なお、本実施形態では、バリ部5の除去容易性向上の目的で焼入れを行なうので、基本的に焼戻しは行なわなくてもよい。そのため、焼戻しに掛かるコストが発生しない。この利点は、上記した火炎焼入れ、高周波焼入れの共通事項である。ただし、このことはバリ部5を除去したあとで焼戻しを行なうことを完全に排除するものではない。
また、上記の火炎焼入れや高周波焼入れによってバリ部5を選択的に硬化させたのち、最終的にはブラシでバリ部5をワークWから取り除くことができる。そして、ワークWの表面に研磨加工を施す仕上げ工程(S3)を行なう。あるいは、ブラシでバリ部5をさらう操作を省略し、仕上げ工程(S3)の研磨加工でバリ部5を最終的に除去するようにしてもよい。以上のように、S1〜S4の各工程を行なうことにより、機械部品を製造することができる。
このように、本発明の製造方法においては、成形工程終了時から最終製品たるポンプ部品を得るまでの期間(過程)に、ワークWを構成する鉄鋼材料の機械的性質の改善を目的とする調質処理を行なわない。
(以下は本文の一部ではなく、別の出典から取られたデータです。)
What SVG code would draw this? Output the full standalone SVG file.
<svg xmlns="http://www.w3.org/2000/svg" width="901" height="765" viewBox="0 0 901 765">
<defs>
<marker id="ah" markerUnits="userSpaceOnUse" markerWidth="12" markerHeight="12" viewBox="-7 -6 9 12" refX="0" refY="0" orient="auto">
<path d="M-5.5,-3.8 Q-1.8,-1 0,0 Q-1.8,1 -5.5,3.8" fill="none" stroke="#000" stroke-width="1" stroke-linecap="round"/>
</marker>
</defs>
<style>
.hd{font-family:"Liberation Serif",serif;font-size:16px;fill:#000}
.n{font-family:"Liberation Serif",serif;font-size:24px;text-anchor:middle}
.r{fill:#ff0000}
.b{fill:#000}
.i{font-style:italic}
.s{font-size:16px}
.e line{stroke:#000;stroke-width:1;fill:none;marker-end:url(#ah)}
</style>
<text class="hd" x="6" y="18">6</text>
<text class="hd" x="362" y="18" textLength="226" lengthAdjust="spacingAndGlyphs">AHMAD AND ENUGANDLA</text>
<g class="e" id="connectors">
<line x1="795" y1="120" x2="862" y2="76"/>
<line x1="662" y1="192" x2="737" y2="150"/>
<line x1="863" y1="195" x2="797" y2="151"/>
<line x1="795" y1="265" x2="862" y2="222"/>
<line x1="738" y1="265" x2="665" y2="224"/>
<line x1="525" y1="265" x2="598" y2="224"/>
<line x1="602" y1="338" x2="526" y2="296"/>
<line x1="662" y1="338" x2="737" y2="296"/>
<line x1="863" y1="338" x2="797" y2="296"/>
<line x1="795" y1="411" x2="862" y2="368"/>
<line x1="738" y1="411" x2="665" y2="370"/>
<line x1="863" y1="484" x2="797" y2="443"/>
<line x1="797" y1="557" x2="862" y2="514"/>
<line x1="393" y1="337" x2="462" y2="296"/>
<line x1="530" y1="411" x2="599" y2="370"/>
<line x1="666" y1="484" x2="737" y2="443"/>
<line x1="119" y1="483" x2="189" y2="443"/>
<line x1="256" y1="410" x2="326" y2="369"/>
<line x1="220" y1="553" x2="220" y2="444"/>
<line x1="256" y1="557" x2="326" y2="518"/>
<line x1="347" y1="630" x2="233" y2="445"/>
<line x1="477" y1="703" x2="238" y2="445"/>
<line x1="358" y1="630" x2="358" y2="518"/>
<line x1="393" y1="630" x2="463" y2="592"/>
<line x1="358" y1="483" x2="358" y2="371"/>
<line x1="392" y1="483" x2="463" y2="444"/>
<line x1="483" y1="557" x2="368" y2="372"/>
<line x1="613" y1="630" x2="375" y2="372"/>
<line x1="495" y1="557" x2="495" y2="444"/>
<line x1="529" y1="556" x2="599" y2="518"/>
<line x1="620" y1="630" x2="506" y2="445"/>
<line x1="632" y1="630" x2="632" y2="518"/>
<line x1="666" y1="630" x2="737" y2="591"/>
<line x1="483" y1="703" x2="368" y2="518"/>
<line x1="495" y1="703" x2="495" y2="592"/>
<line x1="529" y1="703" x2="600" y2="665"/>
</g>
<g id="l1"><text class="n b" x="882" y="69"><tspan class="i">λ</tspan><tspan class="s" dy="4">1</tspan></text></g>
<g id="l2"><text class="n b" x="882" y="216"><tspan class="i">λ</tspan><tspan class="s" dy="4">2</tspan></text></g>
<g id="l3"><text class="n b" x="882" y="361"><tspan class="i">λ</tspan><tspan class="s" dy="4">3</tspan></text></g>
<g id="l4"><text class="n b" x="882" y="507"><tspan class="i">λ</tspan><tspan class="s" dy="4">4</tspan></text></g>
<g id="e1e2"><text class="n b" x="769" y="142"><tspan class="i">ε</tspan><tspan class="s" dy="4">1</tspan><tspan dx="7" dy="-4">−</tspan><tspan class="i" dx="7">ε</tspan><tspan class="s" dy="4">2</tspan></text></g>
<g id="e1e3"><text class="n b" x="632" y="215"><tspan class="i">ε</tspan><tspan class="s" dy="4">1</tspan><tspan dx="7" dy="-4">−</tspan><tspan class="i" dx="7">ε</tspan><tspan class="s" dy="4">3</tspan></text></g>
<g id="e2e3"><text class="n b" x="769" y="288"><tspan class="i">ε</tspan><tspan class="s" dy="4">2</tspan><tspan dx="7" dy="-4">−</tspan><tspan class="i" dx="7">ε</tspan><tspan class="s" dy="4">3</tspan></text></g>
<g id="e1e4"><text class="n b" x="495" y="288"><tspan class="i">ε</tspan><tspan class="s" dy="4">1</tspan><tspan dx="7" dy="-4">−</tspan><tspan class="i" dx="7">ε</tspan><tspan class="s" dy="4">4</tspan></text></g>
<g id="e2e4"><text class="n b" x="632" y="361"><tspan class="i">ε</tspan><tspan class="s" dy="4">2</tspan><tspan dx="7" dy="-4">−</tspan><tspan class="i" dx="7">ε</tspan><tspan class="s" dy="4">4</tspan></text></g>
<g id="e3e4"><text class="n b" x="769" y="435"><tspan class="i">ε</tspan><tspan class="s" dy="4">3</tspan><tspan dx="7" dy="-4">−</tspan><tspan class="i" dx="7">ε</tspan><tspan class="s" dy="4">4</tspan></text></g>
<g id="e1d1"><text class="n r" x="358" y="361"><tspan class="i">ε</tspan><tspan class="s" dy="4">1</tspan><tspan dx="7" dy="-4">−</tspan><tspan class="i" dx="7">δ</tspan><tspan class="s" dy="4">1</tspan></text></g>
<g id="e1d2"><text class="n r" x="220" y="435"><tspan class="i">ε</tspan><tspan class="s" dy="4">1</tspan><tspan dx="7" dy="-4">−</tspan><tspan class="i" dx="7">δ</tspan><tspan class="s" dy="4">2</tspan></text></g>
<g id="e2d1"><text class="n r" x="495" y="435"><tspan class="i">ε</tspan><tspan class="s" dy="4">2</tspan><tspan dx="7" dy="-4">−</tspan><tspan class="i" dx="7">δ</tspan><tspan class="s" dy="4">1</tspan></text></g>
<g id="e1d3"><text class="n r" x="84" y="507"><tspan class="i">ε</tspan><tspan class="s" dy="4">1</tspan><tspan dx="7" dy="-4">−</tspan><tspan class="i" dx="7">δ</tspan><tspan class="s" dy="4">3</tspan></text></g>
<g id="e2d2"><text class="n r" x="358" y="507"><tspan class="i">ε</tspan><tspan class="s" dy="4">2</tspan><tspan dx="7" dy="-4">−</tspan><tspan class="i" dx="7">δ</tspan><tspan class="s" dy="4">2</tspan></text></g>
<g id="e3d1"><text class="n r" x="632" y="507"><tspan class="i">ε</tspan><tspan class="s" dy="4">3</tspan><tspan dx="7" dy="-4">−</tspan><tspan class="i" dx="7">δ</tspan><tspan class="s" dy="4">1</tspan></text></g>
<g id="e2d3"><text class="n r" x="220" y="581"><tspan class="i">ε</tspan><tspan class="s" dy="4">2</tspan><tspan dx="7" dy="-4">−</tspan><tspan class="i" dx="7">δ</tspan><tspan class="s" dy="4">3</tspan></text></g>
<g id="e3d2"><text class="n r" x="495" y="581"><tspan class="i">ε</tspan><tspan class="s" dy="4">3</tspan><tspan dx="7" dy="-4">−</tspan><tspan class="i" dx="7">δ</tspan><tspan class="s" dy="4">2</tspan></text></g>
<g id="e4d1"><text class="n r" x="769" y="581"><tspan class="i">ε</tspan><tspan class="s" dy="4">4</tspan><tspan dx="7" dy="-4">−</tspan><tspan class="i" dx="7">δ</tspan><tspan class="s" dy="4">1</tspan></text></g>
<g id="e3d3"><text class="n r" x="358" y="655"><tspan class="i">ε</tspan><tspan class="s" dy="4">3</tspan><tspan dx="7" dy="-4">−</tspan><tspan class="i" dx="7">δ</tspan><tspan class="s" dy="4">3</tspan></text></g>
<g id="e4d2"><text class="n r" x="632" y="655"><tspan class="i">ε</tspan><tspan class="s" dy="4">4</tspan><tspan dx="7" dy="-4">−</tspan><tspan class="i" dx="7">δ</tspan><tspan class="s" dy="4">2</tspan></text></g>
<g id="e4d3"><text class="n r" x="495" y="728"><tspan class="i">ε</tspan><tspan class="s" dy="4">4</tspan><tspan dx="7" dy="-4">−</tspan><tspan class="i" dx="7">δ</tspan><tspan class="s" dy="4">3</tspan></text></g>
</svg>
バリ部5とともに硬化する部分は一部生じるものの、得られるポンプ部品は、心部を含めて全体として切削・研削加工による成形工程時におけるワークWの機械的性質が保持される。その点で、摺接面の耐摩耗性を向上させたりするときの表面焼入れとは本質的に異なる。したがって、本実施形態で示すABSアクチュエータ用のポンプ部品のように、浸炭や調質(焼入れ焼戻し)を行なう必要がない部品については、全て本発明の製造方法を好適に採用できるといえよう。
本発明にかかる機械部品の製造方法の工程流れ図。 火炎焼入れによるバリ取り工程の説明図。 高周波焼入れによるバリ取り工程の説明図。
符号の説明
5 バリ部
7 高周波焼入装置
9 バーナ
W ワーク

Claims (4)

  1. 鉄鋼材料からなる機械部品ワークを切削・研削加工により成形する成形工程と、前記成形工程で前記機械部品ワークに生じたバリ部を除去するバリ取り工程とを備えた機械部品の製造方法において、前記バリ取り工程においては、前記バリ部を熱処理により選択的に硬化させて除去することを特徴とする機械部品の製造方法。
  2. 前記熱処理が火炎焼入れまたは高周波焼入れである請求項1記載の機械部品の製造方法。
  3. 得るべき前記機械部品は前記成形工程時の前記機械部品ワークの機械的性質が保持されるものであり、前記成形工程終了時から最終製品たる前記機械部品を得るまでの期間に、前記機械部品ワークを構成する鉄鋼材料の機械的性質の改善を目的とする調質処理を行なわない請求項1または2記載の機械部品の製造方法。
  4. 前記鉄鋼材料が、高炭素クロム軸受鋼(JIS G4805)または機械構造用炭素鋼(JIS G4051)であり、前記機械部品が、自動車のアンチロックブレーキシステム用アクチュエータを構成するポンプ部品である請求項1ないし3のいずれか1項に記載の機械部品の製造方法。